* STATED TASK
Return the records from the first line through the line containing "import seaborn as sns", and leave out the pictures.
--- RECORDS FOR THIS TASK ---
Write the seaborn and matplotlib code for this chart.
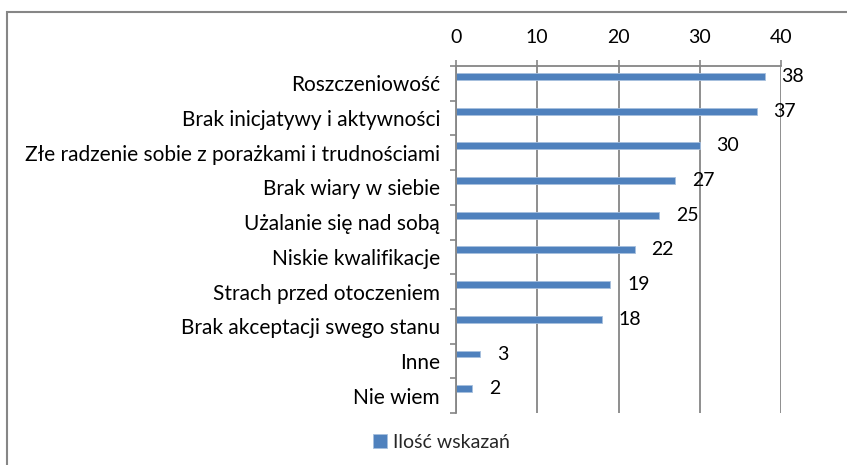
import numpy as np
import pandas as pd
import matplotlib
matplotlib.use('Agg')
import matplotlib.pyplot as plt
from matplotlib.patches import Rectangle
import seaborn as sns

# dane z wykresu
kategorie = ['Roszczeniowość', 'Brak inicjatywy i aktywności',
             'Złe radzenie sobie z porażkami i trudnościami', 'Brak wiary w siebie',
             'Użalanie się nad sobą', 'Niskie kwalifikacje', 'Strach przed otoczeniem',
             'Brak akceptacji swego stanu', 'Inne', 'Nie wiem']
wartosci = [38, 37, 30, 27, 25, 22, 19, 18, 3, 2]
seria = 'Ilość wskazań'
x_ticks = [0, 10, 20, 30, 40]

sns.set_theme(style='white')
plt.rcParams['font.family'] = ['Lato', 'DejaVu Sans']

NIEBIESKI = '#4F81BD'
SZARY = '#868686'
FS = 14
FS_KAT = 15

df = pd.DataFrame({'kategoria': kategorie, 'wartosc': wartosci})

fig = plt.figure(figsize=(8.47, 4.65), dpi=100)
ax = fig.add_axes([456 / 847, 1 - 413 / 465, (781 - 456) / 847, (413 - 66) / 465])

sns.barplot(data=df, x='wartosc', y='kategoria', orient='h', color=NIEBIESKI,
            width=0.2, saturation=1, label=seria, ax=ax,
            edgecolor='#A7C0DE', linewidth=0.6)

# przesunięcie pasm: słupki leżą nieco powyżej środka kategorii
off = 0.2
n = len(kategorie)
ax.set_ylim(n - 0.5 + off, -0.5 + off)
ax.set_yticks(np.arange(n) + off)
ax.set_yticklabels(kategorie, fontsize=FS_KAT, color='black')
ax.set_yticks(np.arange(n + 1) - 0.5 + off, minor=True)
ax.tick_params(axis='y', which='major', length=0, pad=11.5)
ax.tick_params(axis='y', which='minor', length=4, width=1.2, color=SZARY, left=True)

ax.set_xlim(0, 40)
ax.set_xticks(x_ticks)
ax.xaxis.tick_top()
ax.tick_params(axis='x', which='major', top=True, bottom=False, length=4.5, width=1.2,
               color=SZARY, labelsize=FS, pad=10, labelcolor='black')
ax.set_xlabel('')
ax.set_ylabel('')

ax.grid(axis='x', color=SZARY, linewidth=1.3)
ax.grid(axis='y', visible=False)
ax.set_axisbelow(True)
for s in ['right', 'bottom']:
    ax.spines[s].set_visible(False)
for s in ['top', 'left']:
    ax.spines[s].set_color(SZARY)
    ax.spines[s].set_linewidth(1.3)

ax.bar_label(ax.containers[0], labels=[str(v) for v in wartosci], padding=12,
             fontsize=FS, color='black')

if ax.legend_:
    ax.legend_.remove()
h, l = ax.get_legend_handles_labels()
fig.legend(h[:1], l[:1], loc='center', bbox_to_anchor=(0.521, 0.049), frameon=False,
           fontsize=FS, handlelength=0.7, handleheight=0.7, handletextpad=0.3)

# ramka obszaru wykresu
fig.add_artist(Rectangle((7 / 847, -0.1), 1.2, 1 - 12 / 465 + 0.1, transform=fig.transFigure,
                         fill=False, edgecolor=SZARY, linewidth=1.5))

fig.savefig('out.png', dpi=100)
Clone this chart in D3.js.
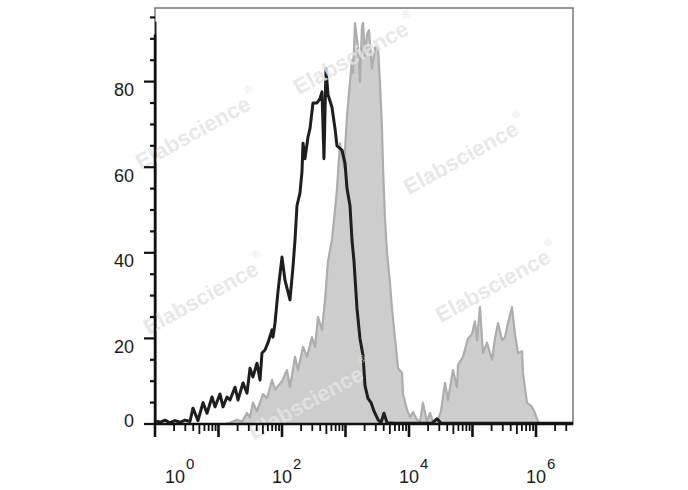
---
* RESPONSE
Write the seaborn and matplotlib code for this chart.
import numpy as np
import pandas as pd
import matplotlib
matplotlib.use('Agg')
import matplotlib.pyplot as plt
from matplotlib.patches import Rectangle
import seaborn as sns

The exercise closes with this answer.